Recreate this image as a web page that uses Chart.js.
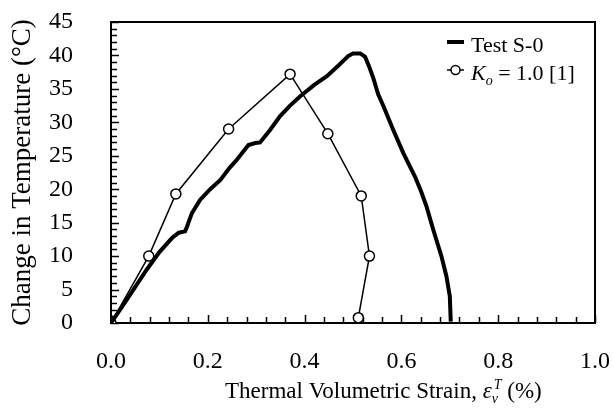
<!DOCTYPE html>
<html>
<head>
<meta charset="utf-8">
<script src="https://cdn.jsdelivr.net/npm/chart.js@4.4.1/dist/chart.umd.min.js"></script>
<style>
  html, body { margin: 0; padding: 0; background: #fff; }
  canvas { display: block; }
</style>
</head>
<body>
<canvas id="chart" width="614" height="408"></canvas>
<script>
const testStrain = [0.000, 0.030, 0.074, 0.100, 0.126, 0.140, 0.153, 0.157, 0.160, 0.167, 0.184, 0.205, 0.226, 0.245, 0.260, 0.284, 0.298, 0.308, 0.329, 0.349, 0.370, 0.391, 0.420, 0.446, 0.470, 0.490, 0.500, 0.515, 0.525, 0.533, 0.542, 0.552, 0.563, 0.583, 0.604, 0.628, 0.640, 0.652, 0.666, 0.683, 0.693, 0.700, 0.702];
const testTemp   = [0.0, 3.2, 8.0, 10.6, 12.7, 13.5, 13.7, 14.4, 15.0, 16.4, 18.4, 20.0, 21.4, 23.2, 24.4, 26.6, 26.9, 27.0, 28.9, 30.9, 32.5, 33.9, 35.6, 36.9, 38.5, 39.9, 40.3, 40.3, 39.8, 38.4, 36.6, 34.2, 32.4, 28.9, 25.4, 21.9, 19.8, 17.4, 13.9, 9.9, 7.0, 4.0, 0.2];

// Ko = 1.0 [1]
const koStrain = [0.000, 0.078, 0.134, 0.243, 0.370, 0.448, 0.517, 0.534, 0.511];
const koTemp   = [0.0, 10.0, 19.3, 29.0, 37.2, 28.3, 19.0, 10.0, 0.8];

const xMajor = 0.2, xMinor = 0.04;
const yMajor = 5, yMinor = 1;

const serif = '"Liberation Serif", "Times New Roman", serif';

function pts(xs, ys) {
    return xs.map((x, i) => ({ x: x, y: ys[i] }));
}
function isMajor(v, step) {
    return Math.abs(v / step - Math.round(v / step)) < 1e-6;
}
function noPad(s) {
    s.paddingLeft = 0; s.paddingRight = 0;
    s.paddingTop = 0; s.paddingBottom = 0;
}

// inside tick marks + full frame
const framePlugin = {
    id: 'frame',
    beforeDatasetsDraw(chart) {
        const { ctx, scales } = chart;
        const xs = scales.x, ys = scales.y;
        const L = xs.getPixelForValue(xs.min), R = xs.getPixelForValue(xs.max);
        const T = ys.getPixelForValue(ys.max), B = ys.getPixelForValue(ys.min);
        ctx.save();
        ctx.strokeStyle = '#000';
        ctx.lineWidth = 1.5;
        ctx.beginPath();
        xs.ticks.forEach(t => {
            const px = Math.round(xs.getPixelForValue(t.value)) + 0.5;
            const len = isMajor(t.value, xMajor) ? 8 : 6;
            ctx.moveTo(px, B);
            ctx.lineTo(px, B - len);
        });
        ys.ticks.forEach(t => {
            const py = Math.round(ys.getPixelForValue(t.value)) + 0.5;
            const len = isMajor(t.value, yMajor) ? 8 : 6;
            ctx.moveTo(L, py);
            ctx.lineTo(L + len, py);
        });
        ctx.stroke();
        ctx.lineWidth = 2;
        ctx.beginPath();
        ctx.moveTo(L, T);
        ctx.lineTo(R, T);
        ctx.lineTo(R, B);
        ctx.lineTo(L, B);
        ctx.closePath();
        ctx.stroke();
        ctx.restore();
    },
    afterDraw(chart) {
        const { ctx } = chart;
        ctx.save();
        ctx.fillStyle = '#000';
        ctx.textBaseline = 'alphabetic';
        ctx.textAlign = 'left';

        // x-axis title with epsilon_v^T
        let x = 225, y = 398;
        const put = (txt, font, dy) => {
            ctx.font = font;
            ctx.fillText(txt, x, y + (dy || 0));
            x += ctx.measureText(txt).width;
        };
        put('Thermal Volumetric Strain, ', '23px ' + serif);
        put('\u03b5', 'italic 23px ' + serif);
        const sx = x;
        put('v', 'italic 14px ' + serif, 5);
        x = sx + 2;
        put('T', 'italic 14px ' + serif, -9);
        put(' (%)', '23px ' + serif);

        // legend
        const ds = chart.data.datasets;
        ctx.strokeStyle = '#000';
        ctx.lineWidth = ds[0].borderWidth;
        ctx.beginPath();
        ctx.moveTo(447, 42);
        ctx.lineTo(464, 42);
        ctx.stroke();
        x = 471; y = 52;
        put(ds[0].label, '22px ' + serif);

        ctx.lineWidth = ds[1].borderWidth;
        ctx.beginPath();
        ctx.moveTo(447, 70);
        ctx.lineTo(464, 70);
        ctx.stroke();
        ctx.beginPath();
        ctx.arc(455.5, 70, 4.5, 0, Math.PI * 2);
        ctx.fillStyle = '#fff';
        ctx.fill();
        ctx.stroke();
        ctx.fillStyle = '#000';
        x = 471; y = 80;
        put('K', 'italic 22px ' + serif);
        put('o', 'italic 14px ' + serif, 5);
        put(' = 1.0 [1]', '22px ' + serif);
        ctx.restore();
    }
};

new Chart(document.getElementById('chart'), {
    type: 'scatter',
    data: {
        datasets: [
            {
                label: 'Test S-0',
                data: pts(testStrain, testTemp),
                showLine: true,
                borderColor: '#000',
                borderWidth: 4,
                pointRadius: 0,
                tension: 0
            },
            {
                label: 'Ko = 1.0 [1]',
                data: pts(koStrain, koTemp),
                showLine: true,
                borderColor: '#000',
                borderWidth: 1.5,
                pointRadius: 5,
                pointBackgroundColor: '#fff',
                pointBorderColor: '#000',
                pointBorderWidth: 1.5,
                tension: 0
            }
        ]
    },
    options: {
        responsive: false,
        animation: false,
        layout: { padding: { left: 0, top: 22, right: 19, bottom: 0 } },
        plugins: {
            legend: { display: false },
            tooltip: { enabled: false }
        },
        scales: {
            x: {
                type: 'linear',
                min: 0,
                max: 1,
                afterFit: s => { s.height = 85; noPad(s); },
                grid: { display: false, drawTicks: false },
                border: { display: false },
                ticks: {
                    stepSize: xMinor,
                    autoSkip: false,
                    maxRotation: 0,
                    padding: 24,
                    color: '#000',
                    font: { family: serif, size: 24 },
                    callback: v => isMajor(v, xMajor) ? v.toFixed(1) : ''
                }
            },
            y: {
                type: 'linear',
                min: 0,
                max: 45,
                afterFit: s => { s.width = 111; noPad(s); },
                grid: { display: false, drawTicks: false },
                border: { display: false },
                ticks: {
                    stepSize: yMinor,
                    autoSkip: false,
                    padding: 38,
                    color: '#000',
                    font: { family: serif, size: 24 },
                    callback: v => isMajor(v, yMajor) ? String(v) : ''
                },
                title: {
                    display: true,
                    text: 'Change in Temperature (\u00b0C)',
                    color: '#000',
                    font: { family: serif, size: 27 },
                    padding: { top: 7, bottom: 0 }
                }
            }
        }
    },
    plugins: [framePlugin]
});
</script>
</body>
</html>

* [DO THIS]: Skip the pictures, then retype every line above exactly.

* [WORKED ANSWER]:
Recreate this image as a web page that uses Chart.js.
<!DOCTYPE html>
<html>
<head>
<meta charset="utf-8">
<script src="https://cdn.jsdelivr.net/npm/chart.js@4.4.1/dist/chart.umd.min.js"></script>
<style>
  html, body { margin: 0; padding: 0; background: #fff; }
  canvas { display: block; }
</style>
</head>
<body>
<canvas id="chart" width="614" height="408"></canvas>
<script>
const testStrain = [0.000, 0.030, 0.074, 0.100, 0.126, 0.140, 0.153, 0.157, 0.160, 0.167, 0.184, 0.205, 0.226, 0.245, 0.260, 0.284, 0.298, 0.308, 0.329, 0.349, 0.370, 0.391, 0.420, 0.446, 0.470, 0.490, 0.500, 0.515, 0.525, 0.533, 0.542, 0.552, 0.563, 0.583, 0.604, 0.628, 0.640, 0.652, 0.666, 0.683, 0.693, 0.700, 0.702];
const testTemp   = [0.0, 3.2, 8.0, 10.6, 12.7, 13.5, 13.7, 14.4, 15.0, 16.4, 18.4, 20.0, 21.4, 23.2, 24.4, 26.6, 26.9, 27.0, 28.9, 30.9, 32.5, 33.9, 35.6, 36.9, 38.5, 39.9, 40.3, 40.3, 39.8, 38.4, 36.6, 34.2, 32.4, 28.9, 25.4, 21.9, 19.8, 17.4, 13.9, 9.9, 7.0, 4.0, 0.2];

// Ko = 1.0 [1]
const koStrain = [0.000, 0.078, 0.134, 0.243, 0.370, 0.448, 0.517, 0.534, 0.511];
const koTemp   = [0.0, 10.0, 19.3, 29.0, 37.2, 28.3, 19.0, 10.0, 0.8];

const xMajor = 0.2, xMinor = 0.04;
const yMajor = 5, yMinor = 1;

const serif = '"Liberation Serif", "Times New Roman", serif';

function pts(xs, ys) {
    return xs.map((x, i) => ({ x: x, y: ys[i] }));
}
function isMajor(v, step) {
    return Math.abs(v / step - Math.round(v / step)) < 1e-6;
}
function noPad(s) {
    s.paddingLeft = 0; s.paddingRight = 0;
    s.paddingTop = 0; s.paddingBottom = 0;
}

// inside tick marks + full frame
const framePlugin = {
    id: 'frame',
    beforeDatasetsDraw(chart) {
        const { ctx, scales } = chart;
        const xs = scales.x, ys = scales.y;
        const L = xs.getPixelForValue(xs.min), R = xs.getPixelForValue(xs.max);
        const T = ys.getPixelForValue(ys.max), B = ys.getPixelForValue(ys.min);
        ctx.save();
        ctx.strokeStyle = '#000';
        ctx.lineWidth = 1.5;
        ctx.beginPath();
        xs.ticks.forEach(t => {
            const px = Math.round(xs.getPixelForValue(t.value)) + 0.5;
            const len = isMajor(t.value, xMajor) ? 8 : 6;
            ctx.moveTo(px, B);
            ctx.lineTo(px, B - len);
        });
        ys.ticks.forEach(t => {
            const py = Math.round(ys.getPixelForValue(t.value)) + 0.5;
            const len = isMajor(t.value, yMajor) ? 8 : 6;
            ctx.moveTo(L, py);
            ctx.lineTo(L + len, py);
        });
        ctx.stroke();
        ctx.lineWidth = 2;
        ctx.beginPath();
        ctx.moveTo(L, T);
        ctx.lineTo(R, T);
        ctx.lineTo(R, B);
        ctx.lineTo(L, B);
        ctx.closePath();
        ctx.stroke();
        ctx.restore();
    },
    afterDraw(chart) {
        const { ctx } = chart;
        ctx.save();
        ctx.fillStyle = '#000';
        ctx.textBaseline = 'alphabetic';
        ctx.textAlign = 'left';

        // x-axis title with epsilon_v^T
        let x = 225, y = 398;
        const put = (txt, font, dy) => {
            ctx.font = font;
            ctx.fillText(txt, x, y + (dy || 0));
            x += ctx.measureText(txt).width;
        };
        put('Thermal Volumetric Strain, ', '23px ' + serif);
        put('\u03b5', 'italic 23px ' + serif);
        const sx = x;
        put('v', 'italic 14px ' + serif, 5);
        x = sx + 2;
        put('T', 'italic 14px ' + serif, -9);
        put(' (%)', '23px ' + serif);

        // legend
        const ds = chart.data.datasets;
        ctx.strokeStyle = '#000';
        ctx.lineWidth = ds[0].borderWidth;
        ctx.beginPath();
        ctx.moveTo(447, 42);
        ctx.lineTo(464, 42);
        ctx.stroke();
        x = 471; y = 52;
        put(ds[0].label, '22px ' + serif);

        ctx.lineWidth = ds[1].borderWidth;
        ctx.beginPath();
        ctx.moveTo(447, 70);
        ctx.lineTo(464, 70);
        ctx.stroke();
        ctx.beginPath();
        ctx.arc(455.5, 70, 4.5, 0, Math.PI * 2);
        ctx.fillStyle = '#fff';
        ctx.fill();
        ctx.stroke();
        ctx.fillStyle = '#000';
        x = 471; y = 80;
        put('K', 'italic 22px ' + serif);
        put('o', 'italic 14px ' + serif, 5);
        put(' = 1.0 [1]', '22px ' + serif);
        ctx.restore();
    }
};

new Chart(document.getElementById('chart'), {
    type: 'scatter',
    data: {
        datasets: [
            {
                label: 'Test S-0',
                data: pts(testStrain, testTemp),
                showLine: true,
                borderColor: '#000',
                borderWidth: 4,
                pointRadius: 0,
                tension: 0
            },
            {
                label: 'Ko = 1.0 [1]',
                data: pts(koStrain, koTemp),
                showLine: true,
                borderColor: '#000',
                borderWidth: 1.5,
                pointRadius: 5,
                pointBackgroundColor: '#fff',
                pointBorderColor: '#000',
                pointBorderWidth: 1.5,
                tension: 0
            }
        ]
    },
    options: {
        responsive: false,
        animation: false,
        layout: { padding: { left: 0, top: 22, right: 19, bottom: 0 } },
        plugins: {
            legend: { display: false },
            tooltip: { enabled: false }
        },
        scales: {
            x: {
                type: 'linear',
                min: 0,
                max: 1,
                afterFit: s => { s.height = 85; noPad(s); },
                grid: { display: false, drawTicks: false },
                border: { display: false },
                ticks: {
                    stepSize: xMinor,
                    autoSkip: false,
                    maxRotation: 0,
                    padding: 24,
                    color: '#000',
                    font: { family: serif, size: 24 },
                    callback: v => isMajor(v, xMajor) ? v.toFixed(1) : ''
                }
            },
            y: {
                type: 'linear',
                min: 0,
                max: 45,
                afterFit: s => { s.width = 111; noPad(s); },
                grid: { display: false, drawTicks: false },
                border: { display: false },
                ticks: {
                    stepSize: yMinor,
                    autoSkip: false,
                    padding: 38,
                    color: '#000',
                    font: { family: serif, size: 24 },
                    callback: v => isMajor(v, yMajor) ? String(v) : ''
                },
                title: {
                    display: true,
                    text: 'Change in Temperature (\u00b0C)',
                    color: '#000',
                    font: { family: serif, size: 27 },
                    padding: { top: 7, bottom: 0 }
                }
            }
        }
    },
    plugins: [framePlugin]
});
</script>
</body>
</html>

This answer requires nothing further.